Inconformados com a postura adotada pela direção da escola, professores e alunos protocolizaram, na Reitoria da UFMG, um documento intitulado "pedido de instauração de processo administrativo disciplinar", por meio do qual pediu-se não só a apuração dos fatos, como o afastamento cautelar do professor J.M.R.V., do diretor e vice-diretor da Faculdade de Direito e da coordenadora do curso.
Mas, também na Reitoria da UFMG, o caso não teve qualquer andamento.
A situação, já repudiada oficialmente pelos órgãos de representação dos alunos, como o Centro Acadêmico Afonso Pena (CAAP) e o Centro Acadêmico do Curso de Ciências do Estado (CACE), foi alvo ainda de cartas de repúdio emitidas pelo Conselho Nacional dos Direitos Humanos e pela seção mineira da Ordem dos Advogados do Brasil (OAB), que pediu "rigorosa apuração dos fatos, através de devido processo legal, esperando que caso uma vez confirmadas as graves denúncias, sejam os autores punidos e, ainda, a retratação pública do Professor J.M.R.V.”.
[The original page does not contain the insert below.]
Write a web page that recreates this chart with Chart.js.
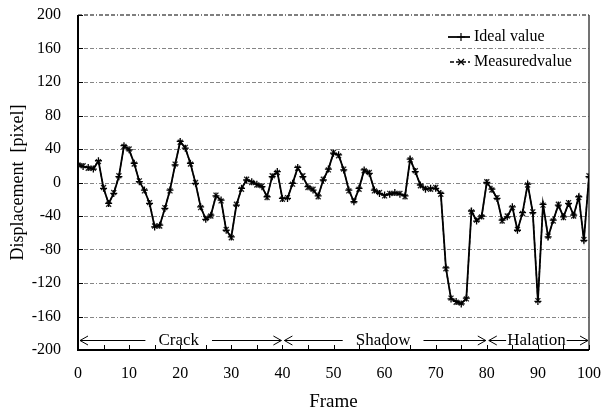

Homofobia institucional - Para o MPF, a sequência dos fatos indicam a necessidade de se apurar "a possível omissão da Universidade Federal de Minas Gerais na adoção de medidas administrativas aptas a coibir, seja prevenindo, seja sancionando, a ocorrência de práticas e discursos discriminatórios em razão da orientação sexual, no âmbito acadêmico".
"A omissão leva à reiteração de condutas assemelhadas e não poderá prevenir possíveis retaliações a discentes, docentes e servidores que, por se sentirem agredidos ou por qualquer outro motivo, levarem ao conhecimento das autoridades a notícia da ocorrência de atos homofóbicos", afirma o procurador regional dos Direitos do Cidadão substituto, Helder Magno da Silva.
Segundo ele, diante das denúncias que recebeu, era dever da direção da escola instaurar sindicância para apuração dos fatos, conforme determina o próprio Regimento Interno da UFMG. A falta de qualquer ação nesse sentido, inclusive pela própria Reitoria, "podem caracterizar a existência de verdadeira homofobia institucional, internalizada nas práticas cotidianas no âmbito dos diversos órgãos da administração da UFMG".
O MPF oficiou a todos os órgãos de direção pedindo esclarecimentos sobre os fatos no prazo máximo de 15 dias. Foi encaminhado ofício também ao professor J.M.R.V., indagando se ele deseja se retratar publicamente e celebrar termo de ajustamento de conduta para compensar os danos morais individuais e coletivos decorrentes de seus atos.
Além dos ofícios, foram encaminhadas duas recomendações. A primeira, dirigida ao diretor e ao vice-diretor da Faculdade de Direito, assim como à coordenadora do curso, recomenda a substituição cautelar do professor nas disciplinas subsequentes à de Direito Processual Civil I, afastando-se o costume vigente na faculdade segundo o qual um mesmo professor ministra todas as disciplinas da matéria, acompanhando a turma.
Recomendou-se ainda a adoção de mecanismos específicos para revisão de notas e abono de faltas atribuídas pelo professor J.M.R.V. aos alunos da Turma A do 5º período, de forma a afastar qualquer possível ato de retaliação.
A segunda recomendação, encaminhada ao reitor da UFMG, além de reiterar a necessidade de substituição cautelar do professor e de revisão das notas e faltas atribuídas aos alunos, pede imediata apuração dos fatos e adoção de mecanismos internos para coibir a ocorrência de práticas e discursos homofóbicos no âmbito da universidade.
Foi concedido prazo de 15 dias para o acatamento das recomendações.